Avoir ainsi du jugement s'aiguise, se travaille aussi, c'est une question d'être, de connaissances, d'expériences, de confrontations. Cela se transmet, cela s'estime, ne peut pas être imité, s'apprend en allant chercher dans les livres, dans les expériences. Nous avons tous à affiner notre capacité de jugement, cette intelligence par rapport à ce qui se passe; et pour cela accepter de continuellement apprendre de l'autre. Philippe Meirieu parle d'une formation au jugement.

Nous avons chacun à trouver notre propre lucidité, ne pas laisser les autres penser pour nous-mêmes, et souscrire à cette redoutable épreuve en quoi réside "vouloir savoir" et le partager avec d'autres. Travailler notre capacité de jugement, nous ne pouvons pas le faire tout seul, devons avoir recours à la collaboration de groupes, provoquer des rencontres. Plus nous fréquentons les autres, plus nous sommes tirés de nous-mêmes. Nous devons nous battre par rapport à ce que l'on croit et à ce que l'autre croit. La pratique de groupes de parole, même si cela nous angoisse, peut être une manière de nous garder vivants dans cette recherche d'adéquation avec ce qui se passe.

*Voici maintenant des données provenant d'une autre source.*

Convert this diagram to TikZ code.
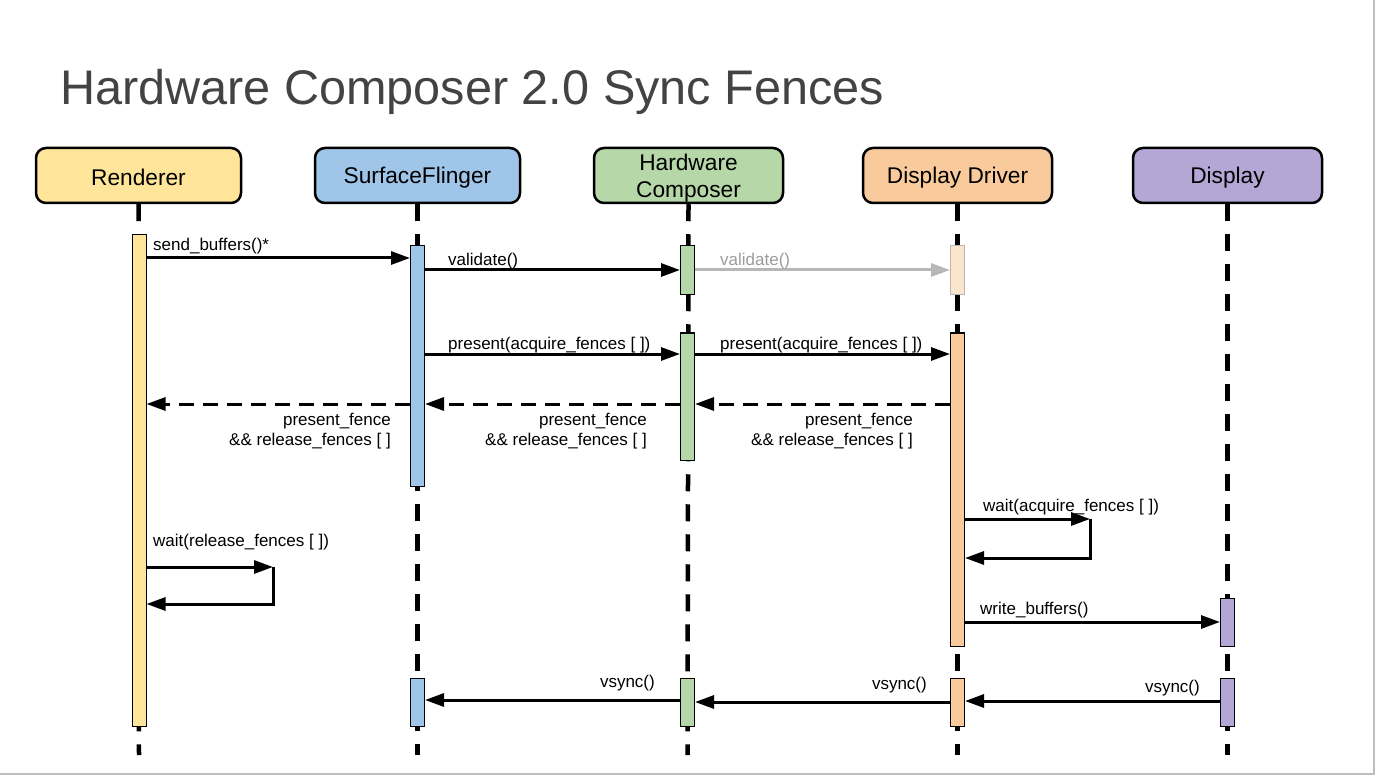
\documentclass[tikz,border=0pt]{standalone}
\usepackage{fontspec}
\setmainfont{Liberation Sans}
\usetikzlibrary{arrows.meta,calc}
\definecolor{cR}{HTML}{FFE599}
\definecolor{cS}{HTML}{9FC5E8}
\definecolor{cH}{HTML}{B6D7A8}
\definecolor{cD}{HTML}{F9CB9C}
\definecolor{cDf}{HTML}{FCE5CD}
\definecolor{cP}{HTML}{B4A7D6}
\definecolor{title}{HTML}{434343}
\definecolor{faded}{HTML}{B7B7B7}
\definecolor{frame}{HTML}{BDBDBD}
\begin{document}
\begin{tikzpicture}[x=1pt,y=-1pt,
  headbox/.style={draw, line width=2.5pt, rounded corners=10pt, minimum width=205pt, minimum height=55pt, inner sep=0pt},
  headtext/.style={font=\fontsize{22.7}{27}\selectfont, align=center, inner sep=0pt},
  life/.style={line width=4.5pt, dash pattern=on 17pt off 13pt},
  bar/.style={draw, line width=1pt, minimum width=14pt, inner sep=0pt},
  msg/.style={line width=3pt, -{Triangle[length=19pt,width=13pt]}},
  ret/.style={msg, dash pattern=on 15pt off 9pt},
  lbl/.style={font=\fontsize{17}{20}\selectfont, inner sep=0pt}]
\useasboundingbox (0,0) rectangle (1375,775);
\fill[white] (0,0) rectangle (1375,775);
\draw[frame, line width=2pt] (0,773.5) -- (1373.5,773.5) -- (1373.5,0);

% title
\node[anchor=base west, inner sep=0pt, text=title, font=\fontsize{48.6}{55}\selectfont] (ttl) at (60,105) {Hardware Composer 2.0 Sync Fences};

% headers
\node[headbox, fill=cR] (hR) at (138.5,175.5) {};
\node[headbox, fill=cS] (hS) at (417.5,175.5) {};
\node[headbox, fill=cH, minimum width=189pt] (hH) at (688.5,175.5) {};
\node[headbox, fill=cD, minimum width=189pt] (hD) at (957.5,175.5) {};
\node[headbox, fill=cP, minimum width=189pt] (hP) at (1227.5,175.5) {};
\node[headtext] (tR) at ($(hR.center)+(0,2)$) {Renderer};
\node[headtext] (tS) at ($(hS.center)+(0,2)$) {SurfaceFlinger};
\node[headtext] (tH) at ($(hH.center)+(0,2.5)$) {Hardware\\Composer};
\node[headtext] (tD) at ($(hD.center)+(0,2)$) {Display Driver};
\node[headtext] (tP) at ($(hP.center)+(0,2)$) {Display};

% lifelines
\foreach \h/\x in {hR/139, hS/417.5, hH/687.5, hD/957.5, hP/1227.5}
  \draw[life] (\h.south) -- (\x,755);

% activation bars
\node[bar, fill=cR, minimum height=491pt] (rR1) at (139,480.5) {};
\node[bar, fill=cS, minimum height=240pt] (bS1) at (417.5,366) {};
\node[bar, fill=cS, minimum height=48pt] (bS2) at (417.5,702) {};
\node[bar, fill=cH, minimum height=49pt] (bH1) at (687.5,270.5) {};
\node[bar, fill=cH, minimum height=127pt] (bH2) at (687.5,396.5) {};
\node[bar, fill=cH, minimum height=48pt] (bH3) at (687.5,702) {};
\node[bar, fill=cDf, draw=faded, minimum height=49pt] (bD0) at (957.5,270.5) {};
\node[bar, fill=cD, minimum height=313pt] (bD1) at (957.5,489.5) {};
\node[bar, fill=cD, minimum height=48pt] (bD2) at (957.5,702) {};
\node[bar, fill=cP, minimum height=48pt] (bP1) at (1227.5,622) {};
\node[bar, fill=cP, minimum height=48pt] (bP2) at (1227.5,702) {};

% send_buffers
\draw[msg] (rR1.east |- 0,258) -- (bS1.west |- 0,258);
\node[lbl, anchor=mid west] (l1) at (153,247.5) {send\_buffers()*};

% validate
\draw[msg] (bS1.east |- 0,270) -- (bH1.west |- 0,270);
\node[lbl, anchor=mid west] (l2) at (448,262.5) {validate()};
\draw[msg, faded] (bH1.east |- 0,270) -- (bD0.west |- 0,270);
\node[lbl, anchor=mid west, text=faded!85!black] (l3) at (720,262.5) {validate()};

% present
\draw[msg] (bS1.east |- 0,354) -- (bH2.west |- 0,354);
\node[lbl, anchor=mid west] (l4) at (448,346.5) {present(acquire\_fences [ ])};
\draw[msg] (bH2.east |- 0,354) -- (bD1.west |- 0,354);
\node[lbl, anchor=mid west] (l5) at (720,346.5) {present(acquire\_fences [ ])};

% returns
\draw[ret] (bD1.west |- 0,404) -- (bH2.east |- 0,404);
\draw[ret] (bH2.west |- 0,404) -- (bS1.east |- 0,404);
\draw[ret] (bS1.west |- 0,404) -- (rR1.east |- 0,404);
\foreach \x/\n in {913/a, 647/b, 391/c} {
  \node[lbl, anchor=mid east] (pf\n) at (\x,422.5) {present\_fence};
  \node[lbl, anchor=mid east] (rf\n) at (\x,442.5) {\&\& release\_fences [ ]};
}

% wait acquire
\coordinate (wa1) at (1090,519);
\coordinate (wa2) at (1090,558);
\draw[msg] (bD1.east |- wa1) -- (wa1);
\draw[msg] (wa1) -- (wa2) -- (bD1.east |- wa2);
\node[lbl, anchor=mid west] (l6) at (983,508.5) {wait(acquire\_fences [ ])};

% wait release
\coordinate (wr1) at (273,567);
\coordinate (wr2) at (273,604);
\draw[msg] (rR1.east |- wr1) -- (wr1);
\draw[msg] (wr1) -- (wr2) -- (rR1.east |- wr2);
\node[lbl, anchor=mid west] (l7) at (153,543.5) {wait(release\_fences [ ])};

% write_buffers
\draw[msg] (bD1.east |- 0,622) -- (bP1.west |- 0,622);
\node[lbl, anchor=mid west] (l8) at (980,611.5) {write\_buffers()};

% vsync
\draw[msg] (bP2.west |- 0,701) -- (bD2.east |- 0,701);
\node[lbl, anchor=mid east] (v1) at (1200,689.5) {vsync()};
\draw[msg] (bD2.west |- 0,702) -- (bH3.east |- 0,702);
\node[lbl, anchor=mid east] (v2) at (927,686.5) {vsync()};
\draw[msg] (bH3.west |- 0,700) -- (bS2.east |- 0,700);
\node[lbl, anchor=mid east] (v3) at (655,684.5) {vsync()};
\end{tikzpicture}
\end{document}
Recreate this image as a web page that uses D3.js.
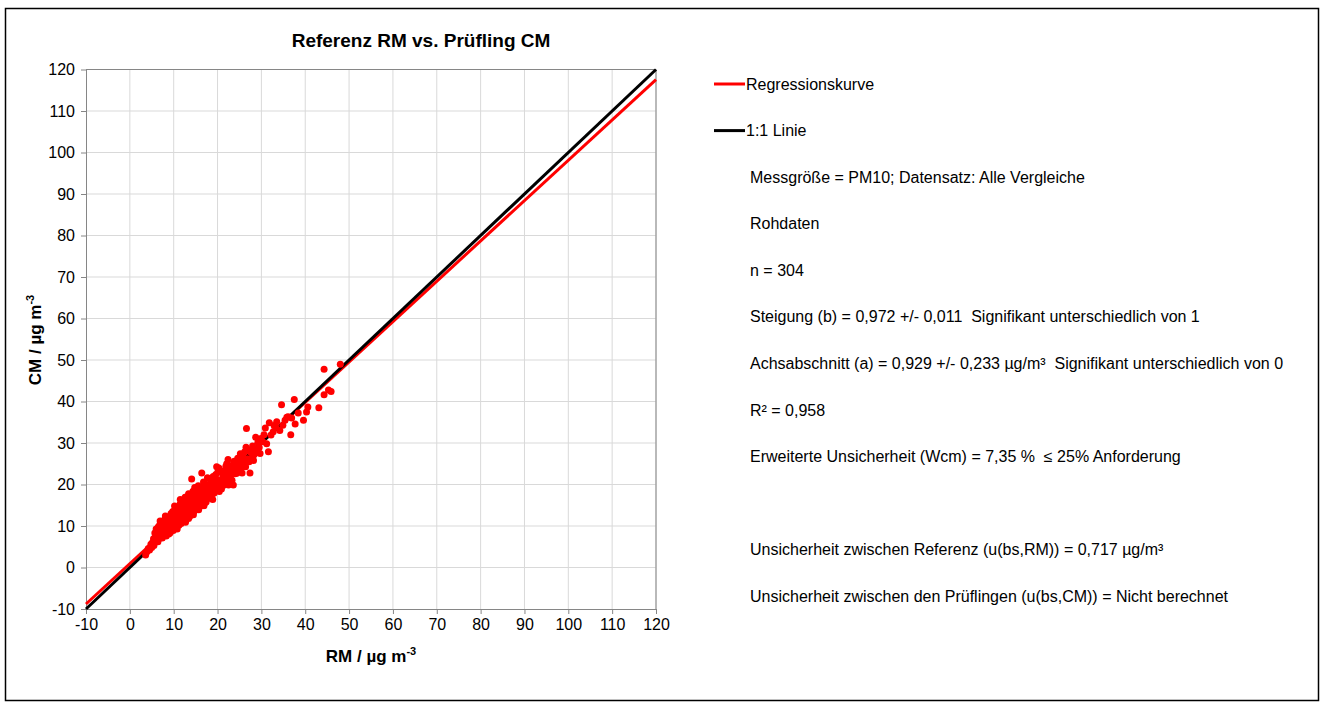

La civilisation est en pleine mutation, des choses se perdent, d'autres se gagnent. Comment nous, qui traversons l'histoire, pouvons-nous contribuer à cette histoire tout en gardant les valeurs qui nous semblent essentielles? Lutter contre notre peur du changement, des crises, de ce qui va se transformer même si cela est pénible. Nous préférons certes ce que nous connaissons, ce qui se répète, nous est familier, nous sécurise; tout ce qui nous bouleverse, nous avons tendance à nous en défendre. Or, être humain, vivant jusqu'à la mort, revient à préserver sa capacité d'inventer, de changer, et de préserver sa capacité de jugement. Cela n'est pas seulement le fait des universitaires, mais le devoir de tout citoyen.